EXERCISE GOAL:
Begin at the top of the entries below and write out every line through the one containing "from matplotlib.ticker import MultipleLocator", excluding pictures.

MATERIAL FOR THE TASK:
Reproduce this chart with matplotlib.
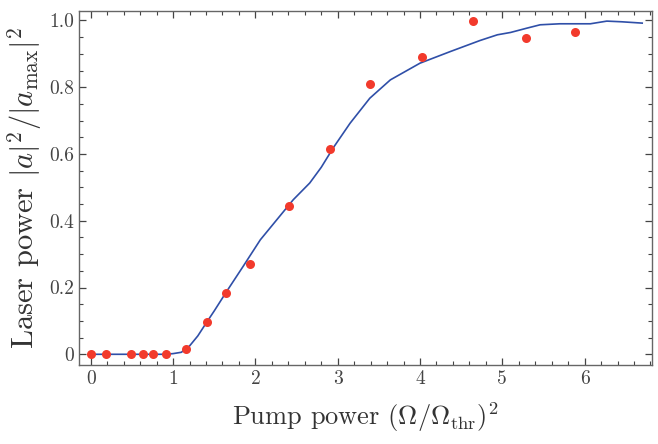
import matplotlib
matplotlib.use("Agg")
import matplotlib.pyplot as plt
from matplotlib.ticker import MultipleLocator

plt.rcParams['font.family'] = 'serif'
plt.rcParams['font.serif'] = ['cmr10']
plt.rcParams['mathtext.fontset'] = 'cm'
plt.rcParams['axes.unicode_minus'] = False

# measured points (red dots)
pump_pts = [0.0, 0.19, 0.49, 0.63, 0.76, 0.91, 1.16, 1.41, 1.64, 1.93, 2.41, 2.91,
            3.39, 4.02, 4.65, 5.29, 5.88]
laser_pts = [0.0, 0.0, 0.0, 0.0, 0.0, 0.0, 0.015, 0.096, 0.183, 0.271, 0.445, 0.615,
             0.81, 0.892, 0.997, 0.946, 0.965]

# theory curve (blue line)
pump_curve = [0.0, 0.5, 0.9, 1.0, 1.1, 1.2, 1.3, 1.4, 1.5, 1.65, 1.85, 2.06, 2.26,
              2.46, 2.66, 2.8, 2.95, 3.15, 3.39, 3.64, 4.0, 4.37, 4.73, 4.94, 5.1,
              5.3, 5.46, 5.7, 6.07, 6.27, 6.45, 6.7]
laser_curve = [0.0, 0.0, 0.0, 0.002, 0.006, 0.025, 0.055, 0.093, 0.13, 0.188, 0.263,
               0.343, 0.403, 0.463, 0.513, 0.56, 0.62, 0.692, 0.767, 0.822, 0.872,
               0.907, 0.94, 0.957, 0.964, 0.977, 0.987, 0.99, 0.99, 0.998, 0.996, 0.992]

xticks = [0, 1, 2, 3, 4, 5, 6]
yticks = [0, 0.2, 0.4, 0.6, 0.8, 1.0]
ytick_labels = ['0', '0.2', '0.4', '0.6', '0.8', '1.0']

fig = plt.figure(figsize=(6.58, 4.44), dpi=100)
ax = fig.add_axes([0.1205, 0.178, 0.8705, 0.797])

ax.plot(pump_curve, laser_curve, color='#2f4fa8', lw=1.2, zorder=2)
ax.plot(pump_pts, laser_pts, 'o', color='#f23a2c', ms=6.5, mec='none', zorder=3)

ax.set_xlim(-0.14, 6.82)
ax.set_ylim(-0.032, 1.028)
ax.set_xticks(xticks)
ax.set_xticklabels([str(t) for t in xticks])
ax.set_yticks(yticks)
ax.set_yticklabels(ytick_labels)
ax.xaxis.set_minor_locator(MultipleLocator(0.2))
ax.yaxis.set_minor_locator(MultipleLocator(0.05))
ax.tick_params(which='both', direction='in', top=True, right=True,
               color='#444444', labelsize=14, labelcolor='#444444')
ax.tick_params(which='major', length=5, width=0.9)
ax.tick_params(which='minor', length=3, width=0.8)
for s in ax.spines.values():
    s.set_color('#666666')
    s.set_linewidth(1.0)

ax.set_xlabel(r'Pump power $(\Omega/\Omega_{\mathrm{thr}})^2$', fontsize=19,
              color='#333333', labelpad=9)
ax.set_ylabel(r'Laser power $|a|^2/|a_{\mathrm{max}}|^2$', fontsize=22,
              color='#333333', labelpad=4)

fig.savefig('out.png', dpi=100)
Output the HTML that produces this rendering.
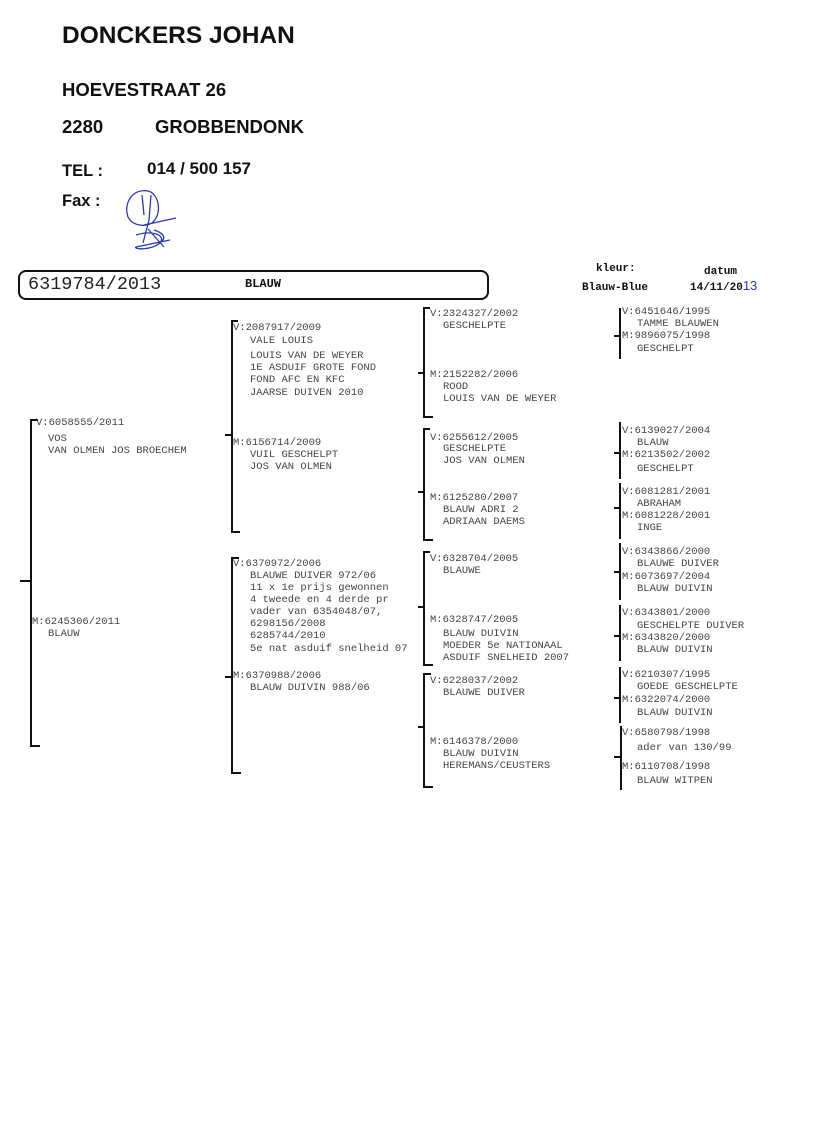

RESPONSE BELOW:
Reproduce this chart with matplotlib.
import matplotlib
matplotlib.use("Agg")
import matplotlib.pyplot as plt
from matplotlib.ticker import MultipleLocator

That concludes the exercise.